El mismo día que el pueblo de Israel vuelve a aceptar las tablas, la nube y la columna de fuego vuelven a bajar, en señal de que la Presencia Divina mora entre ellos nuevamente. Las nuevas tablas finalmente representa el pacto del Sinaí vuelto a hacer, pero ahora, desde el conocimiento. Si en Shavuot aceptamos la Torá por amor, sin saber que estaba escrita en ella, en Tamuz conocimos lo que era separarse de ella. Los judíos de ese momento supieron lo que se sentía el abandono de la Divinidad y la separación de Su ley, y en Kipur enmendaron su error.

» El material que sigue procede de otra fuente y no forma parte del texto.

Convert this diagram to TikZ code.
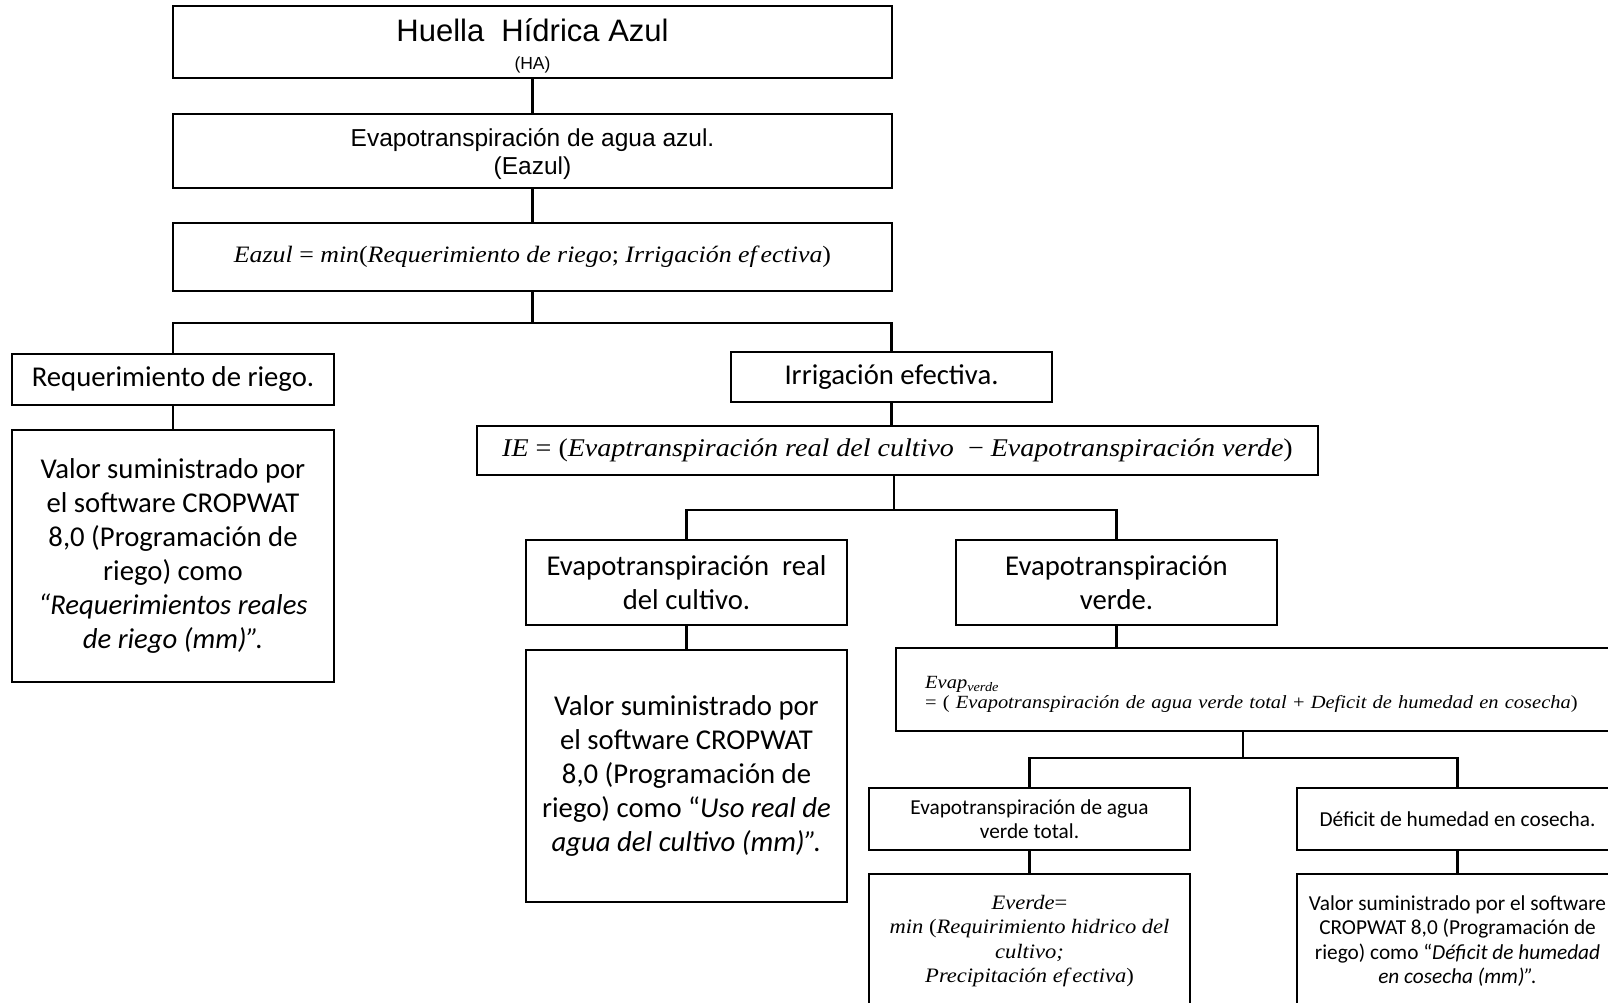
\documentclass[tikz,border=0pt]{standalone}
\usepackage{fontspec}
\setmainfont{Carlito}
\newfontfamily\arialf{Liberation Sans}
\newfontfamily\formf[FakeStretch=1.1]{Liberation Serif}
\usetikzlibrary{calc}

\tikzset{
  box/.style={draw, line width=2.4pt, inner sep=0pt, align=center, fill=white},
  link/.style={line width=2.4pt},
  big/.style={font=\fontsize{28.7}{34}\selectfont},
  small/.style={font=\fontsize{21.3}{24.5}\selectfont},
}

\begin{document}
\begin{tikzpicture}[x=1pt, y=-1pt]
\useasboundingbox (0,0) rectangle (1608,1003);
\fill[white] (0,0) rectangle (1608,1003);
\clip (0,0) rectangle (1608,1003);

% upper chain
\node[box, minimum width=719pt, minimum height=72pt,
      font=\arialf\fontsize{31}{30}\selectfont] (ha) at (532.5,42)
  {\rule{0pt}{31pt}Huella\ \ Hídrica Azul\\[-2pt] {\fontsize{17.5}{20}\selectfont (HA)}};
\node[box, minimum width=719pt, minimum height=74pt,
      font=\arialf\fontsize{24.5}{28}\selectfont] (eaz) at (532.5,151)
  {\rule{0pt}{24pt}Evapotranspiración de agua azul.\\ (Eazul)};
\node[box, minimum width=719pt, minimum height=68pt,
      font=\formf\fontsize{23.5}{28}\selectfont] (feaz) at (532.5,257)
  {\textit{Eazul} = \textit{min}(\textit{Requerimiento de riego}; \textit{Irrigación ef\,ectiva})};

% first split
\node[box, big, minimum width=322pt, minimum height=51pt] (req) at (173,379.5)
  {Requerimiento de riego.};
\node[box, big, minimum width=321pt, minimum height=50pt] (irr) at (891.5,377)
  {Irrigación efectiva.};
\node[box, big, minimum width=322pt, minimum height=252pt] (vreq) at (173,556)
  {Valor suministrado por\\ el software CROPWAT\\ 8,0 (Programación de\\ riego) como\\
   \textit{“Requerimientos reales}\\ \textit{de riego (mm)”.}};
\node[box, minimum width=841pt, minimum height=49pt,
      font=\formf\fontsize{25.5}{28}\selectfont] (ie) at (897.5,450.5)
  {\textit{IE} = (\textit{Evaptranspiración real del cultivo}\ \ − \textit{Evapotranspiración verde})};

% second split
\node[box, big, minimum width=321pt, minimum height=85pt] (etr) at (686.5,582.5)
  {Evapotranspiración\ \ real\\ del cultivo.};
\node[box, big, minimum width=321pt, minimum height=85pt] (ev) at (1116.5,582.5)
  {Evapotranspiración\\ verde.};
\node[box, big, minimum width=321pt, minimum height=252pt] (vetr) at (686.5,776)
  {Valor suministrado por\\ el software CROPWAT\\ 8,0 (Programación de\\
   riego) como “\textit{Uso real de}\\ \textit{agua del cultivo (mm)”.}};
\node[box, align=left, inner xsep=29pt, text width=659pt, minimum height=83pt,
      anchor=west, font=\formf\fontsize{18.6}{20.5}\selectfont] (fev) at (895,689.5)
  {\rule{0pt}{22pt}\textit{Evap}\textsubscript{\textit{verde}}\\
   \mbox{= ( \textit{Evapotranspiración de agua verde total} + \textit{Deficit de humedad en cosecha})}};

% third split
\node[box, small, minimum width=321pt, minimum height=62pt] (evt) at (1029.5,819)
  {Evapotranspiración de agua\\ verde total.};
\node[box, small, minimum width=321pt, minimum height=62pt] (def) at (1457.5,819)
  {Déficit de humedad en cosecha.};
\node[box, minimum width=321pt, minimum height=134pt,
      font=\formf\fontsize{20.5}{24.3}\selectfont] (ef) at (1029.5,941)
  {\textit{Everde}=\\ \textit{min} (\textit{Requirimiento hidrico del}\\
   \textit{cultivo;}\\ \textit{Precipitación ef\,ectiva})};
\node[box, small, minimum width=321pt, minimum height=134pt] (vdef) at (1457.5,941)
  {Valor suministrado por el software\\ CROPWAT 8,0 (Programación de\\
   riego) como “\textit{Déficit de humedad}\\ \textit{en cosecha (mm)”.}};

% junction points
\coordinate (j1) at ($(feaz.south)+(0,31)$);
\coordinate (j2) at ($(ie.south)+(-3.5,34)$);
\coordinate (j3) at (1243,758);

% connectors
\draw[link] (ha.south) -- (eaz.north);
\draw[link] (eaz.south) -- (feaz.north);
\draw[link] (feaz.south) -- (j1);
\draw[link] (req.north) |- (j1) -| (irr.north);
\draw[link] (req.south) -- (vreq.north);
\draw[link] (irr.south) -- (irr.south |- ie.north);
\draw[link] (j2 |- ie.south) -- (j2);
\draw[link] (etr.north) |- (j2) -| (ev.north);
\draw[link] (etr.south) -- (vetr.north);
\draw[link] (ev.south) -- (ev.south |- fev.north);
\draw[link] (j3 |- fev.south) -- (j3);
\draw[link] (evt.north) |- (j3) -| (def.north);
\draw[link] (evt.south) -- (ef.north);
\draw[link] (def.south) -- (vdef.north);
\end{tikzpicture}
\end{document}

La ruptura de las tablas fue un acto bueno porque la separación de D-os permitió al hombre buscarlo; construir unas tablas bajo su guía. El olvido de Torá es bueno porque impulsa a la persona a involucrarse intelectualmente con la Divinidad. El dolor en el hombre es bueno porque le ayuda a encontrarse: le ayuda a ver el mundo que lo rodea y dedicarse a mejorarlo; le ayuda a verse a sí mismo cuando se encuentra perdido y le enseña la verdad, la realidad moral a la que debe adherirse. El 17 de Tamuz nos enseña a escuchar nuestro dolor.

Por eso debemos conservar ambas tablas, las tablas rotas y las tablas duraderas. Porque nuestro D-os nos escogió con defectos para que conociéramos el dolor y enmendáramos nuestros propios errores, cayéramos siete veces y siete veces nos levantáramos.